I am using OpenAI’s real-time API (gpt-4o-realtime-preview-2024-12-17) in a React-based application for live transcription and response generation. However, I am facing an issue where the transcribed text and the generated speech output do not align properly. Sometimes the text appears earlier than expected, or the audio plays with a delay.
Implementation Details:
-
The application uses WebSockets to stream real-time audio to OpenAI.
-
I am using the RealtimeClient from OpenAI’s API to send and receive live audio responses.
-
The WavRecorder and WavStreamPlayer are used to handle audio streaming and playback, since the audio is in 16bitPCM format
-
The text responses are updated dynamically as they arrive via the API.
this is the code for connecting the api
const connectConversation = useCallback(async () => {
const client = clientRef.current;
const wavRecorder = wavRecorderRef.current;
const wavStreamPlayer = wavStreamPlayerRef.current;
await wavRecorder.begin();
await wavStreamPlayer.connect();
try {
const response = await client.connect();
if (response) {
setLoading(false);
client.sendUserMessageContent([{ type: "input_text", text: "Hello!" }]);
if (client.getTurnDetectionType() === "server_vad") {
await wavRecorder.record((data) => client.appendInputAudio(data.mono));
}
}
} catch (error) {
console.error("Error connecting:", error);
}
}, []);
this is the code for getting the response
client.on("conversation.updated", async ({ item, delta }) => {
if (item.role === "assistant" && delta?.audio) {
wavStreamPlayer.add16BitPCM(delta.audio, item.id);
textRef.current = item.formatted.transcript; // Text updates immediately
} else if (delta?.text) {
textRef.current = item.formatted.transcript;
}
if (item.status === "completed" && item.formatted.audio?.length) {
const wavFile = await WavRecorder.decode(item.formatted.audio, 24000, 24000);
setAudiosrc(wavFile.url);
}
});
Problem observed
Couldn’t scroll the text with sync to the audio
scrolling login based on duration as 150 words per minute
const scrollText = () => {
if (!scrollContainerRef.current) return;
const container = scrollContainerRef.current;
const currentTime = Date.now();
const elapsed = currentTime - scrollStartTimeRef.current;
const duration = getScrollDuration(text);
if (elapsed >= duration) {
container.scrollTop = container.scrollHeight - container.clientHeight;
return;
}
const progress = elapsed / duration;
const targetScrollTop = container.scrollHeight - container.clientHeight;
// Smooth easing function for better scrolling
const easeInOutQuad = (t) =>
t < 0.5 ? 2 * t * t : 1 - Math.pow(-2 * t + 2, 2) / 2;
container.scrollTop = targetScrollTop * easeInOutQuad(progress);
animationFrameRef.current = requestAnimationFrame(scrollText);
};
Approach taken
-
Converting 16-bit PCM into an audio source
const wavFile = await WavRecorder.decode(item.formatted.audio, 24000, 24000); setAudiosrc(wavFile.url);
- However, conversion takes time depending on the length of the
response, causing desynchronization.
- However, conversion takes time depending on the length of the
-
Scrolling based on word count (150 WPM rule)
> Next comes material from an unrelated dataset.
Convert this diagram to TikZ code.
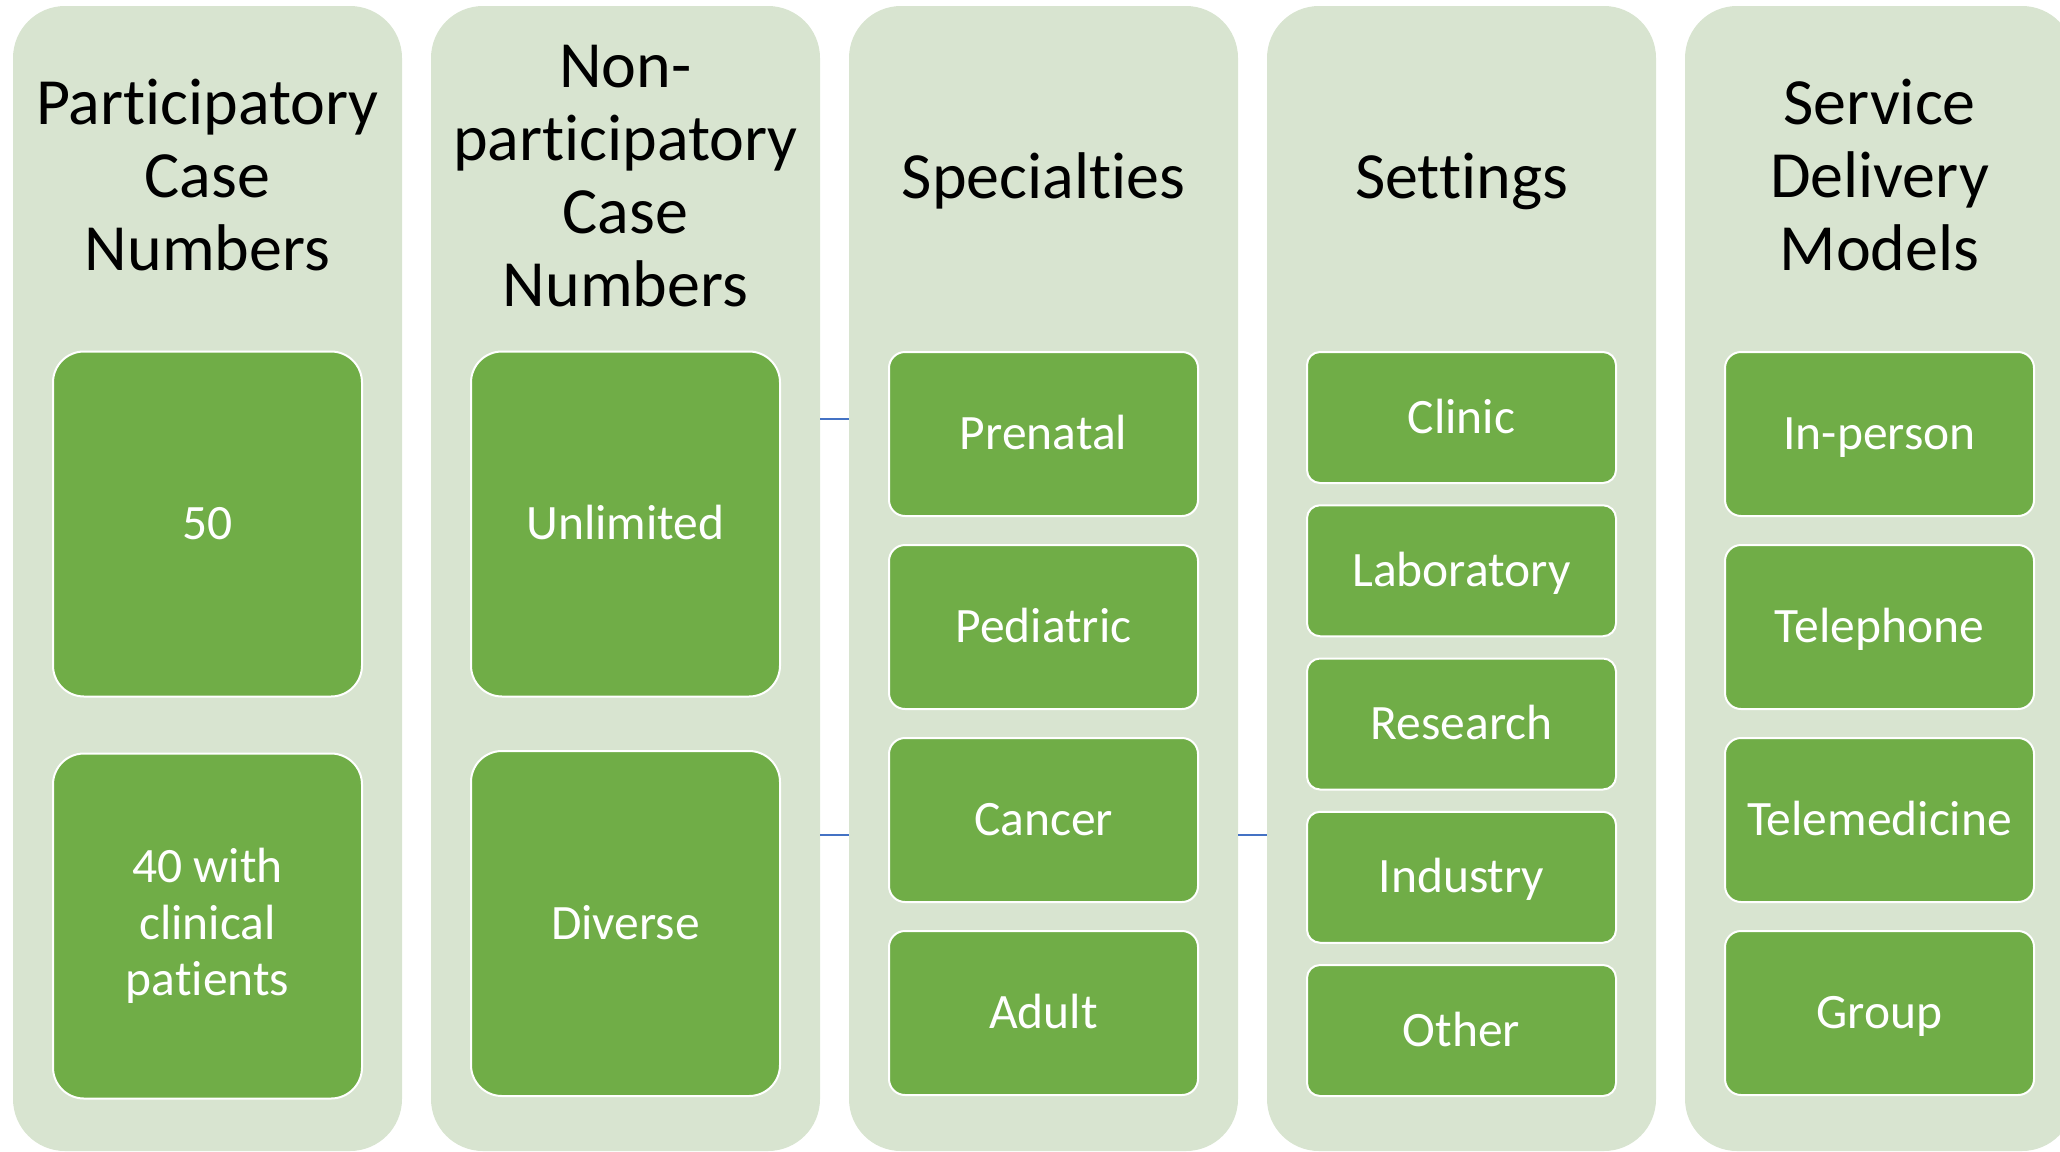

const wordsPerMinute = 150; const words = text.split(" ").length; return (words / wordsPerMinute) * 60 * 1000;
This works for short responses but fails for larger responses due to variation in speech speed.
Questions:
- How can I accurately sync the text scroll with the real-time audio
playback? - Are there any existing libraries or best practices for
handling text-audio synchronization in real-time applications?
Any insights or suggestions would be greatly appreciated!